— START OF Task material —
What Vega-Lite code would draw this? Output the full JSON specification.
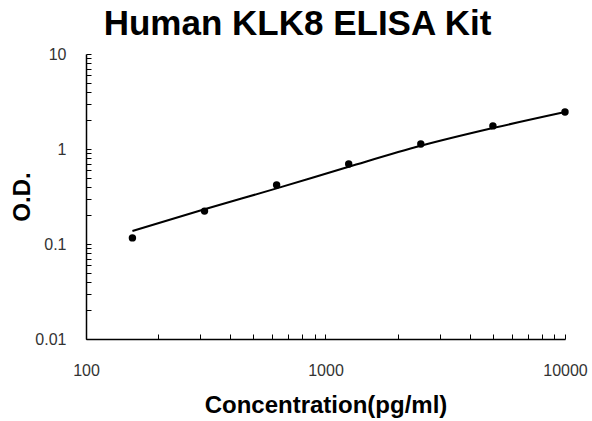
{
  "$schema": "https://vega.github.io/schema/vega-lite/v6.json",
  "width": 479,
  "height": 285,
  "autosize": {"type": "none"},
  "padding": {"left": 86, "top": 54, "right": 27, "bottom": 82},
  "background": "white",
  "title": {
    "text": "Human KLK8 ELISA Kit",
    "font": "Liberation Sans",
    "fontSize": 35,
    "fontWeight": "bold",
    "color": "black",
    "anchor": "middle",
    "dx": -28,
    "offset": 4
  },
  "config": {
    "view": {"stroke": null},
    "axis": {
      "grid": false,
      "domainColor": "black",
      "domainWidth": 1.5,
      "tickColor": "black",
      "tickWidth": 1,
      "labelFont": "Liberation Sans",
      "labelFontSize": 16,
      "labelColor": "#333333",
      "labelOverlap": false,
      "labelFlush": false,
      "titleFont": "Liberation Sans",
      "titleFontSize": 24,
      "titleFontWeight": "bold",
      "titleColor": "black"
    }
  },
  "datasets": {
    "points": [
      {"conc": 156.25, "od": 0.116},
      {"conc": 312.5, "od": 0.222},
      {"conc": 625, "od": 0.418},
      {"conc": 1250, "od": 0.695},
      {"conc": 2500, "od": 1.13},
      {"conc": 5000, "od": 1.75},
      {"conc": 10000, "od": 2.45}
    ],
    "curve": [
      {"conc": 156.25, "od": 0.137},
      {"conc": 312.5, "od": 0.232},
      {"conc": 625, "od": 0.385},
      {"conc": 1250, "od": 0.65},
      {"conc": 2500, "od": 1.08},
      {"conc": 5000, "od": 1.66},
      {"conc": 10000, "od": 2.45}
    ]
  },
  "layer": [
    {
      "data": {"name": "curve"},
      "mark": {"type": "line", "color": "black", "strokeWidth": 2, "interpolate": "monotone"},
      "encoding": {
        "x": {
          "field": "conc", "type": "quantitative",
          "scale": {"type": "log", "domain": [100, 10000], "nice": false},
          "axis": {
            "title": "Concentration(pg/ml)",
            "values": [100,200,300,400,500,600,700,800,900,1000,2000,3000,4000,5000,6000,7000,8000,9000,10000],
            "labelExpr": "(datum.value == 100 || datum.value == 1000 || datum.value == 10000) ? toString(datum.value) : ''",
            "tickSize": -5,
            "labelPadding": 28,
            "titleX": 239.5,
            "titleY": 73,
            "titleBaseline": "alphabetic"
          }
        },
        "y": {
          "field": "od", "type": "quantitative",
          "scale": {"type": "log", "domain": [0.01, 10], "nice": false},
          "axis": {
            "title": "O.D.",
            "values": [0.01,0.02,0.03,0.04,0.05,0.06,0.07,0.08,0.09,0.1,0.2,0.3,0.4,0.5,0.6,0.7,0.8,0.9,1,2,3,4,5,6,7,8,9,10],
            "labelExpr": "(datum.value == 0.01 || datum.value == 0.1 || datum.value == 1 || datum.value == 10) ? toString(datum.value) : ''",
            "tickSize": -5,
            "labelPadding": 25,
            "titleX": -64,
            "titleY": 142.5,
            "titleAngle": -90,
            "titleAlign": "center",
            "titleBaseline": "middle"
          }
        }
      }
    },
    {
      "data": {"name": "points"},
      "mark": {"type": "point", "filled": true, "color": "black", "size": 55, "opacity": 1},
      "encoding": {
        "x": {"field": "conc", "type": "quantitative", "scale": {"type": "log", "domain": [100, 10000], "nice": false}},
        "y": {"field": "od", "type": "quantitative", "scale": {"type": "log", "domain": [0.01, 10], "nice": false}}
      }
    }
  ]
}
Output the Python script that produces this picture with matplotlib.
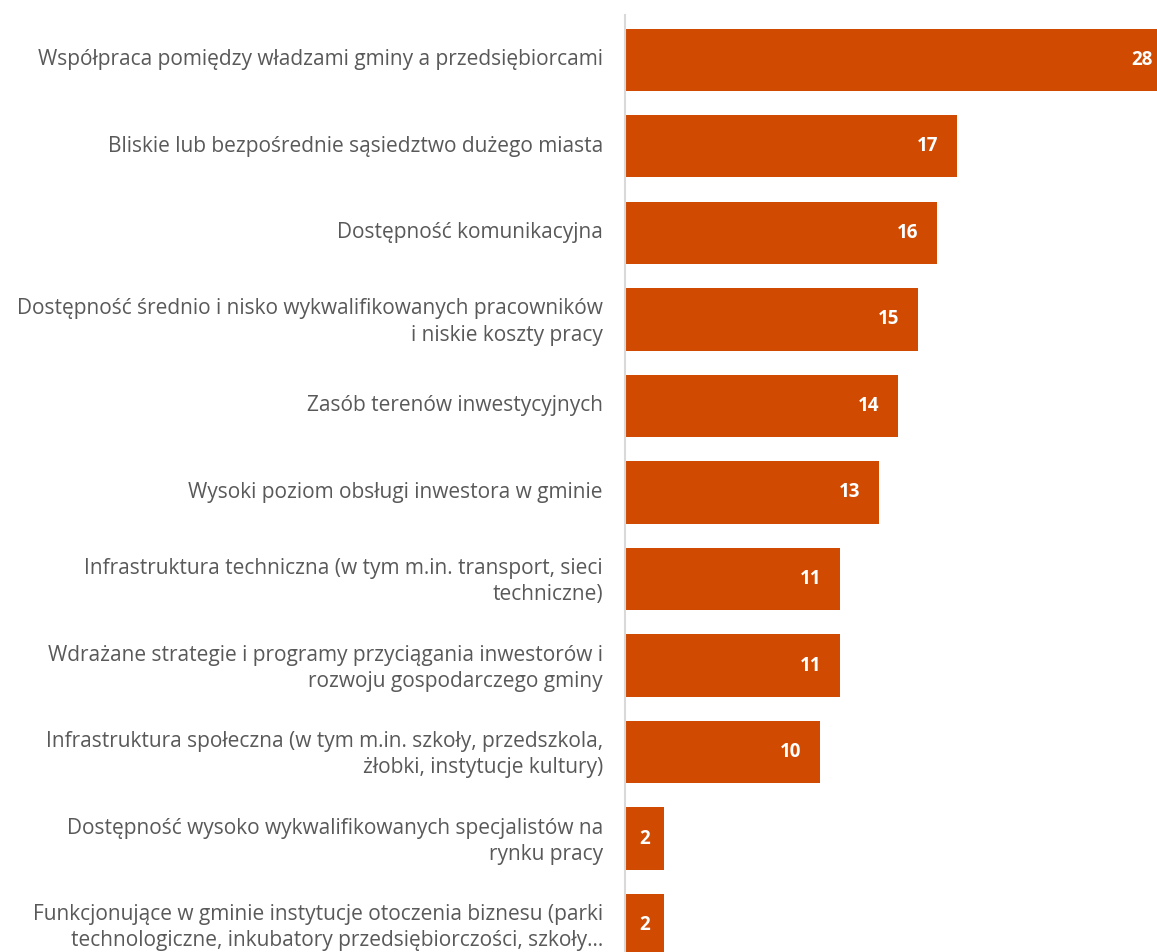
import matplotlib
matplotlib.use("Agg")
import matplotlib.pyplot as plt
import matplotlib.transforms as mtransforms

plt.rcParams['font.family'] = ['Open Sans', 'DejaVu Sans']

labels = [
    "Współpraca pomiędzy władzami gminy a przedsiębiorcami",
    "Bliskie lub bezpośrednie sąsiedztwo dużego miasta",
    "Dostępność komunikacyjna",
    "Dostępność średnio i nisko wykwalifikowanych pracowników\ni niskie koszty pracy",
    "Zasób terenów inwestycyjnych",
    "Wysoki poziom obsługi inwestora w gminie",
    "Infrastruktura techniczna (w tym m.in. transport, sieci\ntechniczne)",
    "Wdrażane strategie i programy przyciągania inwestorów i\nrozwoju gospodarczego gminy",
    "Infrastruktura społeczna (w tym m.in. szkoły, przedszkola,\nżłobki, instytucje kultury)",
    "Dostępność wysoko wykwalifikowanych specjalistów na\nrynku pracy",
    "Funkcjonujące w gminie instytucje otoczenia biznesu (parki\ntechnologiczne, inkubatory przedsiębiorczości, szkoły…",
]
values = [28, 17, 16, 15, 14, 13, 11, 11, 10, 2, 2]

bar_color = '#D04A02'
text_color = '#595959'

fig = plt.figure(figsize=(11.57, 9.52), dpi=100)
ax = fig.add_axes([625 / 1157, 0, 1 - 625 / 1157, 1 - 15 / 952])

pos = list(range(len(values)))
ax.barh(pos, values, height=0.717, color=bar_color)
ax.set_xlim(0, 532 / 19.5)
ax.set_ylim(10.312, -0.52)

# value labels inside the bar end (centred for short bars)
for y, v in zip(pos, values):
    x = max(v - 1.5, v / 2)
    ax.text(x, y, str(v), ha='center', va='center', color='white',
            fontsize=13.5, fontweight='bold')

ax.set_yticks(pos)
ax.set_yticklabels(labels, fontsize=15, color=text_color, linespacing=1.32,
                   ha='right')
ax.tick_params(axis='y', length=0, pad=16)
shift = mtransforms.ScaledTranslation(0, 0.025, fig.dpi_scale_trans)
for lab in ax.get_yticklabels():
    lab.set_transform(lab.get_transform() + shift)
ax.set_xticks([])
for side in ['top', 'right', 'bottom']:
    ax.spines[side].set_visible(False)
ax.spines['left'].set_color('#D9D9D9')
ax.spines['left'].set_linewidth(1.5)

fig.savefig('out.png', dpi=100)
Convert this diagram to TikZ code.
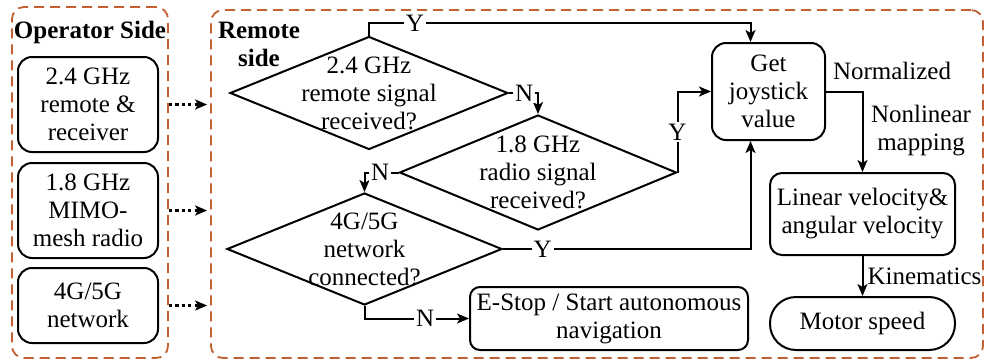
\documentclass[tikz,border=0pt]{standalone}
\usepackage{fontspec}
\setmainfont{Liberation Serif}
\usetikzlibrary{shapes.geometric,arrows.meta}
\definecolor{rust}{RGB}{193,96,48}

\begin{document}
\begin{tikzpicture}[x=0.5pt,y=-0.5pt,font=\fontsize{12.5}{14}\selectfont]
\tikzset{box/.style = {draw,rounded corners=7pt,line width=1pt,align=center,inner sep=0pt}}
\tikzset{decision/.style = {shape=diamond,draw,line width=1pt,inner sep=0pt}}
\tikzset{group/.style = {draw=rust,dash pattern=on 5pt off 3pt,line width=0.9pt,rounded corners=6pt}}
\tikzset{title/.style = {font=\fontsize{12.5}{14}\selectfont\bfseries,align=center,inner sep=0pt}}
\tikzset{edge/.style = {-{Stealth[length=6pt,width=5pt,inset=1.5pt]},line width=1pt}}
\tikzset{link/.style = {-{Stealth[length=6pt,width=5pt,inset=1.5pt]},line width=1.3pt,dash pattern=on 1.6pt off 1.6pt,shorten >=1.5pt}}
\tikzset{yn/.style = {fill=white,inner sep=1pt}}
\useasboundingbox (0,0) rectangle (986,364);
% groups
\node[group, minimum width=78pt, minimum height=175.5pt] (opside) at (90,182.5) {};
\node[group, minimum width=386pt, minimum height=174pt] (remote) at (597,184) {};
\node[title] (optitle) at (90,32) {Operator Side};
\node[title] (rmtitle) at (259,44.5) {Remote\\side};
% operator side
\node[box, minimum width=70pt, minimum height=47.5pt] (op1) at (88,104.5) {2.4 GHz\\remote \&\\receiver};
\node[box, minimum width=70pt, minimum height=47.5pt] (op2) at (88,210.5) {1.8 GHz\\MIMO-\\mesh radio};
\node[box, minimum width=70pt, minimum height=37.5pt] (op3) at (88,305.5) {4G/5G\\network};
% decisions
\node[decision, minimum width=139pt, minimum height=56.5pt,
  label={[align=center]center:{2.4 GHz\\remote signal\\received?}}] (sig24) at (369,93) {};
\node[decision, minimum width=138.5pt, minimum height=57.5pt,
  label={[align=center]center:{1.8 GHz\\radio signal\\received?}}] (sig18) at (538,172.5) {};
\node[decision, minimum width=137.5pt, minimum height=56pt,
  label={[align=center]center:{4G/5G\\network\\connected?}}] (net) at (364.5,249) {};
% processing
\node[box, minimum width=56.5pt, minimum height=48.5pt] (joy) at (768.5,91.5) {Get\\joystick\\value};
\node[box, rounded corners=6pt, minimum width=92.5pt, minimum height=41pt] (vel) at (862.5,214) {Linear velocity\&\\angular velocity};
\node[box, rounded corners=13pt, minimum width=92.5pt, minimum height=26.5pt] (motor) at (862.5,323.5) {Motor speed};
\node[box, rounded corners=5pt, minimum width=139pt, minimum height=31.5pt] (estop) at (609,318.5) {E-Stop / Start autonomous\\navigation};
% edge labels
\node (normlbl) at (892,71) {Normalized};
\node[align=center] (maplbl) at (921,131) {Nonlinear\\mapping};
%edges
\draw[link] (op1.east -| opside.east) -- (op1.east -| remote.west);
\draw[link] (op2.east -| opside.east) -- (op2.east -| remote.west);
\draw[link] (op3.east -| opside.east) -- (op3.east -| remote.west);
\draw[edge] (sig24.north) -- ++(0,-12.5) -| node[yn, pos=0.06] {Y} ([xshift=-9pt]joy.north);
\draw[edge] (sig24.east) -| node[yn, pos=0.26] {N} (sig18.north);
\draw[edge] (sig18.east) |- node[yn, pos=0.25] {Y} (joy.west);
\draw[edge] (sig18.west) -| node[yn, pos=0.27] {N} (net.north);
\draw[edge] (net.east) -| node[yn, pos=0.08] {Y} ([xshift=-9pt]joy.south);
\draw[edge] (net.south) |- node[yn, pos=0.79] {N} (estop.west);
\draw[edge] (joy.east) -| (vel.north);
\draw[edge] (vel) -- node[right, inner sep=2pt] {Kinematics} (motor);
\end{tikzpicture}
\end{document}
— END OF Task material —
Given task: Repeat the lines between those holding "Output the Python" and "plt.rcParams['font.family'] = ['Open", inclusive. Pictures stay out.

Finished task:
Output the Python script that produces this picture with matplotlib.
import matplotlib
matplotlib.use("Agg")
import matplotlib.pyplot as plt
import matplotlib.transforms as mtransforms

plt.rcParams['font.family'] = ['Open Sans', 'DejaVu Sans']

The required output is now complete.